Substantial dissertation project — the final part of the degree is a 40–50 page dissertation (4 units), during which you work over several months. This is effectively a research-scale project, allowing you to formulate a mathematical problem, carry out analysis or computation, and interpret results often with potential to propose problems that mirror actual scientific or industrial challenges.
Supportive facilities and resources as an Oxford graduate student you’ll have access to the full breadth of the University’s resources: the vast collections of the Bodleian Libraries (e-journals, rare books, specialist libraries across departments), digital resources, and IT services.
Dedicated department space — the MSc is hosted by the Mathematical Institute, whose home is the purpose-built Andrew Wiles Building. There you’ll have access to lecture theatres, classrooms, a shared office space with desktop computers (hot-desking), the Institute’s “Whitehead Library” with journals and books, and a common room a vibrant environment for discussions, peer support, and academic community life.

Progression & Future Opportunities

Graduate outcomes & typical job roles
Graduates from this MSc commonly go into data-driven, analytical, or technical careers, or continue with further academic/research work.

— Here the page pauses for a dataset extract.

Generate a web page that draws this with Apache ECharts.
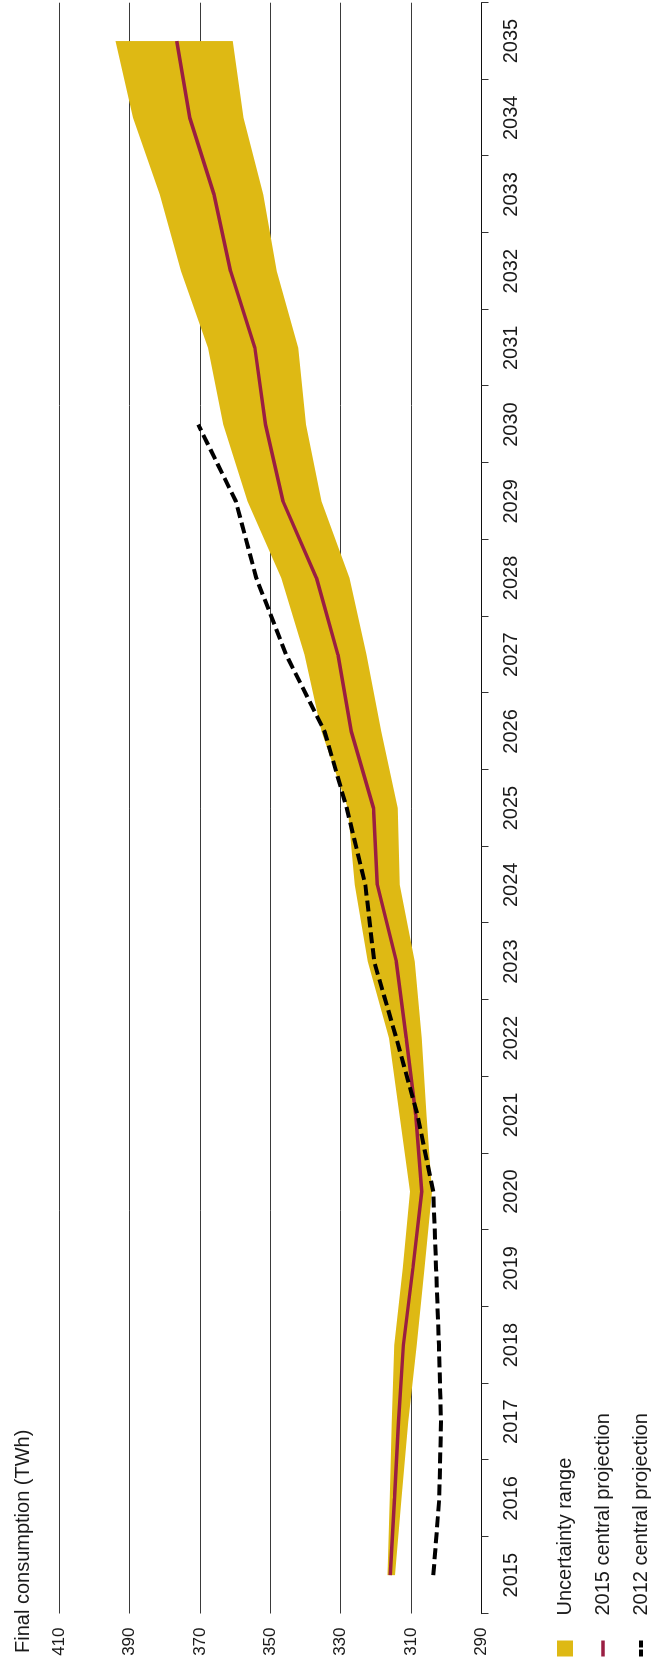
<!DOCTYPE html>
<html>
<head>
<meta charset="utf-8">
<script src="https://cdn.jsdelivr.net/npm/echarts@6/dist/echarts.min.js"></script>
<style>
  html, body { margin: 0; padding: 0; background: #ffffff; overflow: hidden; }
  #page { position: absolute; left: 0; top: 0; width: 653px; height: 1665px; overflow: hidden; background: #fff; }
  #chart { position: absolute; left: 0; top: 0; width: 1665px; height: 653px;
           transform-origin: 0 0; transform: translate(0px, 1665px) rotate(-90deg); }
</style>
</head>
<body>
<div id="page"><div id="chart"></div></div>
<script>
// ---- Data ----
const years = ['2015','2016','2017','2018','2019','2020','2021','2022','2023','2024','2025',
               '2026','2027','2028','2029','2030','2031','2032','2033','2034','2035'];
const rangeUpper = [316.7, 316.1, 315.5, 314.8, 312.4, 310.3, 313.3, 316.3, 322.3, 326.0, 328.0,
                    335.5, 340.3, 346.9, 356.5, 363.4, 367.7, 375.4, 381.4, 389.0, 394.0];
const rangeLower = [314.6, 312.7, 310.8, 308.4, 306.2, 304.1, 305.6, 307.0, 309.0, 313.2, 313.8,
                    318.5, 322.7, 327.5, 335.5, 339.9, 342.1, 348.2, 352.0, 357.6, 360.7];
const central2015 = [315.9, 314.7, 313.6, 312.2, 309.5, 307.0, 308.7, 311.4, 314.2, 319.6, 320.7,
                     327.0, 330.8, 336.9, 346.4, 351.4, 354.4, 361.3, 366.0, 372.9, 376.6];
const central2012 = [303.7, 302.0, 301.5, 302.1, 302.9, 303.7, 308.2, 314.2, 320.5, 323.0, 328.3,
                     334.6, 345.5, 354.0, 359.8, 370.5, null, null, null, null, null];
const valueMin = 290, valueMax = 410, valueStep = 20;
const titleText = 'Final consumption (TWh)';
const seriesNames = ['Uncertainty range', '2015 central projection', '2012 central projection'];

// ---- Style ----
const FONT = 'Liberation Sans, Arial, sans-serif';
const TXT = '#1a1a1a';
const YELLOW = '#DEB914';
const RED = '#9A1E42';

const rangeWidth = rangeUpper.map((u, i) => +(u - rangeLower[i]).toFixed(2));

const chart = echarts.init(document.getElementById('chart'), null, { renderer: 'canvas' });
chart.setOption({
  animation: false,
  backgroundColor: '#ffffff',
  title: {
    text: titleText, left: 7, top: 8,
    textStyle: { fontFamily: FONT, fontSize: 20, fontWeight: 'normal', color: TXT }
  },
  legend: {
    orient: 'vertical', left: 6.5, top: 555, padding: 0,
    itemWidth: 16, itemHeight: 16, itemGap: 18,
    textStyle: { fontFamily: FONT, fontSize: 20, color: TXT, padding: [0, 0, 0, 20] },
    data: [
      { name: seriesNames[0], icon: 'rect' },
      { name: seriesNames[1], itemStyle: { opacity: 0 }, lineStyle: { width: 3.5, color: RED } },
      { name: seriesNames[2], itemStyle: { opacity: 0 }, lineStyle: { width: 4, color: '#000', type: [7, 2] } }
    ]
  },
  grid: { left: 51.5, right: 2.7, top: 59.2, bottom: 171.5, containLabel: false },
  xAxis: {
    type: 'category', data: years, boundaryGap: true,
    axisLine: { show: true, lineStyle: { color: '#111', width: 1.2 } },
    axisTick: { show: true, length: 7, interval: 0, lineStyle: { color: '#333', width: 1 } },
    axisLabel: { interval: 0, fontFamily: FONT, fontSize: 20, color: TXT, margin: 20 },
    splitLine: { show: false }, z: 5
  },
  yAxis: {
    type: 'value', min: valueMin, max: valueMax, interval: valueStep,
    axisLine: { show: false }, axisTick: { show: false },
    axisLabel: { fontFamily: FONT, fontSize: 17, color: TXT, margin: 14 },
    splitLine: { show: true, lineStyle: { color: '#3a3a3a', width: 1 } }
  },
  series: [
    {
      name: 'rangeBase', type: 'line', stack: 'band', data: rangeLower,
      symbol: 'none', lineStyle: { opacity: 0, width: 0 }, silent: true, z: 1
    },
    {
      name: seriesNames[0], type: 'line', stack: 'band', data: rangeWidth,
      symbol: 'none', lineStyle: { opacity: 0, width: 0 },
      itemStyle: { color: YELLOW },
      areaStyle: { color: YELLOW, opacity: 1 }, z: 2
    },
    {
      name: seriesNames[1], type: 'line', data: central2015,
      symbol: 'none', itemStyle: { color: RED },
      lineStyle: { color: RED, width: 3.5 }, z: 3
    },
    {
      name: seriesNames[2], type: 'line', data: central2012,
      symbol: 'none', connectNulls: false, itemStyle: { color: '#000' },
      lineStyle: { color: '#000', width: 4, type: [11, 5] }, z: 4
    }
  ]
});
</script>
</body>
</html>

Typical roles include: data scientist / data analyst, mathematical / scientific software developer, quantitative analyst / financial engineer, research scientist / computational modeller.

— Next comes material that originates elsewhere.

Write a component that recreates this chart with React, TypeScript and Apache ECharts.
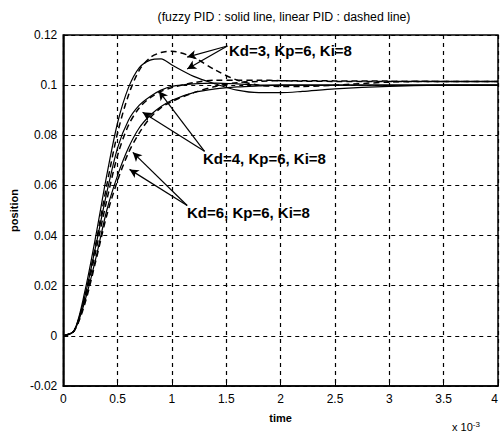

Because of the strong mathematical, programming and modelling training, you’ll be ready for roles that demand quantitative thinking, numerical simulation, and problem-solving — and these skills are highly valued in many industries and sectors.

Why this degree gives you a real opportunity:

University support and career services: As an Oxford graduate you’ll have access to the University’s Career Service, which helps identify your strengths and match them with opportunities, including internships and industry-linked placements.
Strong academic & practical training: The course teaches not just theoretical methods (PDEs, perturbation methods, numerical analysis) but also computer programming for mathematical algorithms, numerical solution of complex problems, scientific computing and real-world modelling. Industry-link / applied potential: The coursework including case studies and a dissertation — can involve real modelling or computing problems, sometimes in collaboration with external partners. That transition from theory to application is a major plus.
Versatility across sectors & long-term credibility: Because the degree arms you with deep mathematical and computational skills, it's useful whether you go into research, tech, finance, data, or engineering and the name “Oxford + Mathematical Institute” carries long-term weight with employers globally.
Diverse graduate destinations: The department notes that graduates go into “data science, mathematical consultancy, finance, software engineering and scientific research.

Further Academic Progression:
If you want to keep going academically after the MSc, you could for instance:

Apply for a PhD (or DPhil) in applied mathematics, scientific computing, computational science or related fields; research-oriented employers and universities will value your strong mathematical foundation and programming/modelling training.
Alternatively, you could branch into computational science, engineering, data science or machine learning graduate programmes, given the numeric, statistical and algorithmic training you receive.